### DIRECTIVE:
Only the lines from the start of the data through the line with "const maandenPerJaar = [12, 12, 8];" belong in the copy. Restate them word for word, minus the pictures.

### DATASET CONTENT:
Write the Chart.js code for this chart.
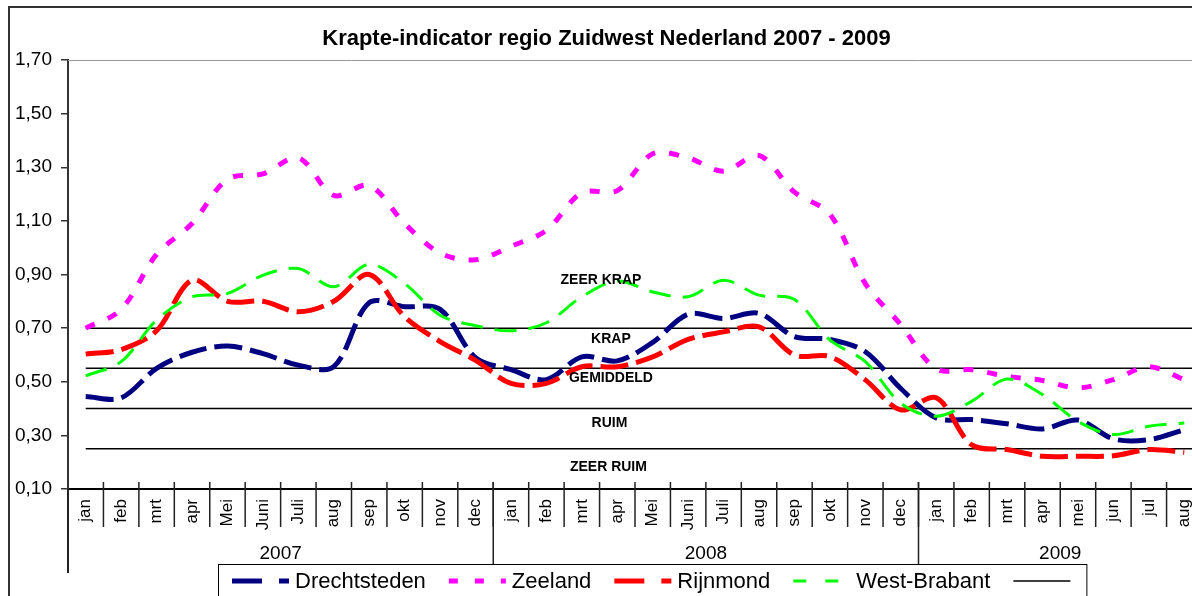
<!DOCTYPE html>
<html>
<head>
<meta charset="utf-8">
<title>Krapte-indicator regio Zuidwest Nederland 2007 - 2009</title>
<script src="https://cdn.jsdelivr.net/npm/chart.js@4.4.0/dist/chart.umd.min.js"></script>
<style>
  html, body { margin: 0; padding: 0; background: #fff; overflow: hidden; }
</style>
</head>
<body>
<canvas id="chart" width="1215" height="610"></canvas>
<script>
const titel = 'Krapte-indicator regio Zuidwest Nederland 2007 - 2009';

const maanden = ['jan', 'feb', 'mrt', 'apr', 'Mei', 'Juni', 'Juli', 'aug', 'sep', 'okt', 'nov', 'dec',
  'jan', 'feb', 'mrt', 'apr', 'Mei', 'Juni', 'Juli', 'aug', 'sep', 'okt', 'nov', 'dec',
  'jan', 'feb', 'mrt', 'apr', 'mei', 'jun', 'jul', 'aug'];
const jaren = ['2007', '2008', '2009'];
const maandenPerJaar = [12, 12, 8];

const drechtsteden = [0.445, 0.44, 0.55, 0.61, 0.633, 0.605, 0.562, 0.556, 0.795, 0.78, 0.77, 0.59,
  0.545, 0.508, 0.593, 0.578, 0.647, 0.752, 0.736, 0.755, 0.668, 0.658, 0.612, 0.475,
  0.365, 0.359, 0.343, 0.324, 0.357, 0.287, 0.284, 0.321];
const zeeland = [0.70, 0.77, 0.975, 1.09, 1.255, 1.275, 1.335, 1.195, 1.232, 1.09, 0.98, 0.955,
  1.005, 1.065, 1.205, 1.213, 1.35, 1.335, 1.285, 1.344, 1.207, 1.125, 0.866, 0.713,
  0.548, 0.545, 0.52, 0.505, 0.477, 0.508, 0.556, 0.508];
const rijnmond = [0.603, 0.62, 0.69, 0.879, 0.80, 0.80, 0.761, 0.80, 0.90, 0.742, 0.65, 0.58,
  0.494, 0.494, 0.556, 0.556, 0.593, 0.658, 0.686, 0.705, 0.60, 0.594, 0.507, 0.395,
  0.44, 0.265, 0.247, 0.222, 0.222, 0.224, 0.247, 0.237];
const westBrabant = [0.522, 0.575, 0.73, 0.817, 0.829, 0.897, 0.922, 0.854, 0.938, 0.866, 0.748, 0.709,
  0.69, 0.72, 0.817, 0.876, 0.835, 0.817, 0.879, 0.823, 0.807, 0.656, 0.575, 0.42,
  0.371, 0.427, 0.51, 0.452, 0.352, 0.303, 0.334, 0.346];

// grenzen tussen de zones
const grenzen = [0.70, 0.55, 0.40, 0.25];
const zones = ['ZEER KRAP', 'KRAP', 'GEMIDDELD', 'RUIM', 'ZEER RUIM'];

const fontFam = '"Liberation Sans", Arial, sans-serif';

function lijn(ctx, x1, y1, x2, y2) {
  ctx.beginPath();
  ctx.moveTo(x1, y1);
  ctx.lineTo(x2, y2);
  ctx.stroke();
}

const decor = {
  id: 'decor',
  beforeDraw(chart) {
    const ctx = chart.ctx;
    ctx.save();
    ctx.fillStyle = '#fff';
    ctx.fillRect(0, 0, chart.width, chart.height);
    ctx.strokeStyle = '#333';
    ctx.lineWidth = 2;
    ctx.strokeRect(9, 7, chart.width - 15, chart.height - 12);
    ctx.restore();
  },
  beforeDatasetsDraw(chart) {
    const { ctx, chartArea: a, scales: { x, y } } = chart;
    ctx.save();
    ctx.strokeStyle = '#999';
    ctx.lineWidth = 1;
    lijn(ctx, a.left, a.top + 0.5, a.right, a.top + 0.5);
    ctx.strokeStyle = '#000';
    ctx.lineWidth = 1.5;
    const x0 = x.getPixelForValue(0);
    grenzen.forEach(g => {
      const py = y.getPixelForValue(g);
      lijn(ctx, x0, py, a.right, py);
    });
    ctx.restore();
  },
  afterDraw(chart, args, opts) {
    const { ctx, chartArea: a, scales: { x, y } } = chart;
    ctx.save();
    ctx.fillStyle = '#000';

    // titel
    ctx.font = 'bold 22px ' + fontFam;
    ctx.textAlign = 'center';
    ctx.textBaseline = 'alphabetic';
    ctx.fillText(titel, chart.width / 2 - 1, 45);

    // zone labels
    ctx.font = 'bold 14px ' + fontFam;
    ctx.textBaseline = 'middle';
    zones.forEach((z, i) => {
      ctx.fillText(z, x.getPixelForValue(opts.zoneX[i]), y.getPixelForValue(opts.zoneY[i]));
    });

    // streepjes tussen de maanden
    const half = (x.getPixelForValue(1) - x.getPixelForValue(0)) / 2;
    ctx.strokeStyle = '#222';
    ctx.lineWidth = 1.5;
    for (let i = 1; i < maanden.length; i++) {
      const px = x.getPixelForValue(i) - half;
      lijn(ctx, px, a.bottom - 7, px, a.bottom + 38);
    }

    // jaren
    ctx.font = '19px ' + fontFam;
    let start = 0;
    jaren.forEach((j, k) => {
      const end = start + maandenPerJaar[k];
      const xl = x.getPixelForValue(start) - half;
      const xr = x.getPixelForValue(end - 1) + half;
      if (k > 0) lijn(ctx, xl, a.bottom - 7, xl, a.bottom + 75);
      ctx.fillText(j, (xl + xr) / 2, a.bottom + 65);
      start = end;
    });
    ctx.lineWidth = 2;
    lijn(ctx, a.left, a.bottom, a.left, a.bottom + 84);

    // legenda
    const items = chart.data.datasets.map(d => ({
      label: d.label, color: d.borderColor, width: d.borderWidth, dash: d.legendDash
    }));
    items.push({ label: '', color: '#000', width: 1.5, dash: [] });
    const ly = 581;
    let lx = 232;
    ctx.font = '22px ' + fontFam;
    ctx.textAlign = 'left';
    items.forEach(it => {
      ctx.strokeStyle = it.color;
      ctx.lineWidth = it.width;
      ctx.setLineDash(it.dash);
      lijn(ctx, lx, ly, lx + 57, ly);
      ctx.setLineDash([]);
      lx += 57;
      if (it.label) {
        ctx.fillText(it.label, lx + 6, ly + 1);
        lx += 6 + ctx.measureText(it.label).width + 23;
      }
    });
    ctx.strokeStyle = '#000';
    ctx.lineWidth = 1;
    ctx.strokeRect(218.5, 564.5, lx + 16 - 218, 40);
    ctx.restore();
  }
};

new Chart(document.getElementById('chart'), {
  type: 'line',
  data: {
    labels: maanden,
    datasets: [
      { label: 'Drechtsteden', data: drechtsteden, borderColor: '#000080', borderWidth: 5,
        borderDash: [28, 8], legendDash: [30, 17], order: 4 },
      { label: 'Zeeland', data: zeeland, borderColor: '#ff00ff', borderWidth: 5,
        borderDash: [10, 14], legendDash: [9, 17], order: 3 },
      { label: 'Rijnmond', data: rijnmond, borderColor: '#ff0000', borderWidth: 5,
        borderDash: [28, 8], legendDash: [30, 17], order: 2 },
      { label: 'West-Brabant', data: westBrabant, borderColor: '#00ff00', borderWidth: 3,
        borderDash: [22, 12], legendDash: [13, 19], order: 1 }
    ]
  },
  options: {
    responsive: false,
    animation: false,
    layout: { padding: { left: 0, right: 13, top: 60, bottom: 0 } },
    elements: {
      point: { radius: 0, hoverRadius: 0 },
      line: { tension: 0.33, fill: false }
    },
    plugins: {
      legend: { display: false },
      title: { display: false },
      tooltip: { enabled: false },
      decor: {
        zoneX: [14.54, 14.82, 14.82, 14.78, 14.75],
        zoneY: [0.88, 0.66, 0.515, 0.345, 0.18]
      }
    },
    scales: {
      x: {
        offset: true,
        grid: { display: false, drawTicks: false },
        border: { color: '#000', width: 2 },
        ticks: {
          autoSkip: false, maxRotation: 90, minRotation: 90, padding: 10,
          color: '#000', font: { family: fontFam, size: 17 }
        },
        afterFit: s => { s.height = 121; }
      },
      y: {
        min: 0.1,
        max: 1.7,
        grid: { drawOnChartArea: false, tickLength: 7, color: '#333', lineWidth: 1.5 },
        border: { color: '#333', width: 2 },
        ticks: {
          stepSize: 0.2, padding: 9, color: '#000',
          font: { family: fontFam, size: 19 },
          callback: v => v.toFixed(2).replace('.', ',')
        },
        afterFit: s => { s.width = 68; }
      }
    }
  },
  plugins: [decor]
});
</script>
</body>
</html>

### CORRECT RESULT:
Write the Chart.js code for this chart.
<!DOCTYPE html>
<html>
<head>
<meta charset="utf-8">
<title>Krapte-indicator regio Zuidwest Nederland 2007 - 2009</title>
<script src="https://cdn.jsdelivr.net/npm/chart.js@4.4.0/dist/chart.umd.min.js"></script>
<style>
  html, body { margin: 0; padding: 0; background: #fff; overflow: hidden; }
</style>
</head>
<body>
<canvas id="chart" width="1215" height="610"></canvas>
<script>
const titel = 'Krapte-indicator regio Zuidwest Nederland 2007 - 2009';

const maanden = ['jan', 'feb', 'mrt', 'apr', 'Mei', 'Juni', 'Juli', 'aug', 'sep', 'okt', 'nov', 'dec',
  'jan', 'feb', 'mrt', 'apr', 'Mei', 'Juni', 'Juli', 'aug', 'sep', 'okt', 'nov', 'dec',
  'jan', 'feb', 'mrt', 'apr', 'mei', 'jun', 'jul', 'aug'];
const jaren = ['2007', '2008', '2009'];
const maandenPerJaar = [12, 12, 8];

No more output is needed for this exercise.